Clara Hasbrouck served for seventeen years as a member of Frost Valley’s Board of Trustees, after succeeding the influential trusteeship of her late husband Dr. William E. Morthland. The Frost Valley/Morthland connection had been made first through the fine art of Catskills trout fishing; the Morthlands had purchased property in Woodstock and it wasn’t long before they had discovered our beautiful Neversink River, long a mecca for serious fishermen and -women in the area. When Clara succeeded Bill as a trustee, she was asked to take responsibility for sorting through the furnishings of the recently acquired home at the Straus-Guggenheim estate, “the Straus House.” She dispatched that project so selflessly and so well that before long the Forstmann Castle was added to her portfolio. “When I took over the Castle, it was a mess,” she recently recalled. “Draperies were falling off the rods. Everything needed attention. It was a great challenge to me, and I like challenges, and that’s why I developed an enduring interest in the fate of this historically important building.” Working with Marie Hess and Executive Director Halbe Brown, Clara spent arduous days sorting through the Castle attic, removing truckloads of junk, rediscovering important pieces in the dust, and (not incidentally) ridding the place of bats. Clara had been an active member of National Trust for Historic Preservation, and now she persuasively applied its principles of conservancy to Frost Valley’s unique place in Catskills history. Working with Woody English, the legendary President of the Board of that era, she promulgated the commitment to the Castle’s preservation and its permanent use for schoolchildren and summer campers as a living-learning lab for encountering local social history.

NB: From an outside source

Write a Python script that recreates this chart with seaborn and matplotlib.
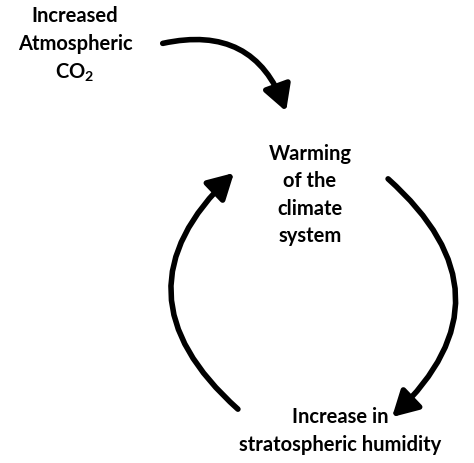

Clara was for decades a successful corporate accountant, holding various positions over the years such as assistant corporate treasurer and office manager. Later she took clients and directed a thriving personal accounting business, handling more than a dozen trust funds. Following Dr. Morthland’s death, Clara married Brigadier General Sherman Hasbrouck, who later passed away in 2002. Clara retired, remarkably, at 88 years of age. Now a nanogenarian, she has lost none of her acute interest in what Frost Valley does for children and families. “Frost Valley has a genuine purpose,” she recently remarked. “It serves adults and children and does it so well. I want people to know what an inspiration it was for me to work on behalf of Frost Valley. It was and is a happy place.”

Those who visit the Forstmann Castle today will discover a lovingly conserved and restored mansion—its balconies rebuilt by hand, its complex roof secure, its grand porch strengthened and renovated, its remarkable peg-and-groove floors polished and immaculate. As one enters this astonishing piece of history—all the more astonishing for its being part of a camp—one encounters, in part, the legacy of a strong woman who knew not just how but also why she wanted to help. By unanimous vote of the Frost Valley Board of Trustees, we honor Clara Hasbrouck at her induction into the Frost Valley Hall of Fame for her unwavering commitment to preservation and stewardship. We note that when she first saw the state of the old house, her first thought was this: “A friend in need is a friend indeed.” Today we honor her as a friend indeed—not just a friend of our stately mansion but of everyone at Frost Valley who cherishes stewardship as a core value.